We just did some of our first recordings as a group of all three of us. All three of us writing and composing and performing the songs together. On our earlier record, I played a lot of the bass, even though the bass player was really Paz who played the bass live. So in some ways, we are just becoming a real band where everyone has their own roles in creating the songs, instead of me writing the songs and having them play it. So we are definitely starting to record some new songs. We are still starting to write the songs; it's the first time I've ever collaborated with anyone on writing. It's going to become more of a real band. I'll still be the leader of the band, but it's much more of a collaborative thing, not just like solo project. And we will def tour a lot, but we are just trying to figure out when.
Do you guys have some sort of time frame for a release?
We are starting to write and record, but I don't know when it will come out. Pretty anxious to do it, but not sure when.
So, you are from Baltimore and from what I read it seems as though you've traveled around a lot. Why LA?
The first tour that I ever did I was still in high school and I was playing bass in a band, and we played in LA and a few other places in California. And ever since then, I've always wanted to move out here. I was probably like 16 at the time. Paz, who plays in the band, grew up here and my girlfriend who isn't from here but she grew up here as well, and we were kind of traveling without knowing where we were going to live, and we came here and never left. It just seems like a natural thing that drew me here. I pretty much always wanted to live in California ever since I can remember. I think some day I would prefer the northern part of California, but it seems like a good place to start.
If you were making a mix tape for the road, what song would you put first, and what song would you put last?

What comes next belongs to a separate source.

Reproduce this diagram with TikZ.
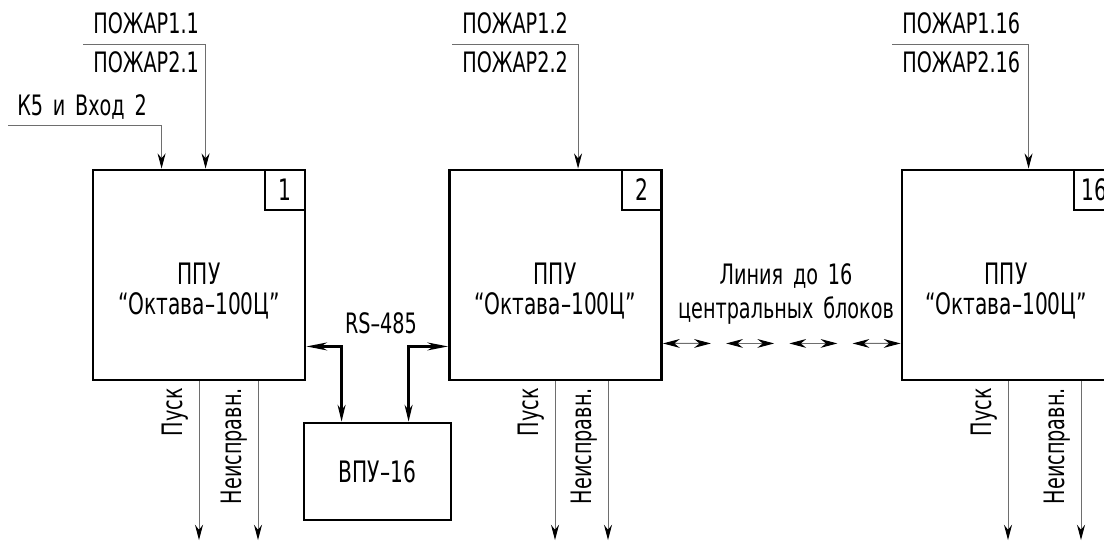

I know what I would put last. It would be this song by Bob Dylan from Time Out of Mind called “The Highland,” I think. It's a 15-minute song that every verse barely goes anywhere, but it eventually tells a story. We listen to that a lot driving on tour, because it's a good way to kill 20 minutes. The first might be a little harder. We have been listening to a lot of R. Kelly on tour. Like something that I never realize that I would. We bought it at Wal-Mart while we were traveling across Texas, and we just listened to it over and over again. I think right now the first song would be track 4; I think its called “Leave Your Name.” It's his answering machine if you called, and the lyrics are about what he's probably doing cause he's not answering the phone and how he'll call you back. They probably don't represent what would be on the mix, but they would be first and last.
Lastly, is there anything you'd like the TMT readers to know?
Just that there's a new kind of music that doesn't exist yet, and we are gonna try to be the first people to create it.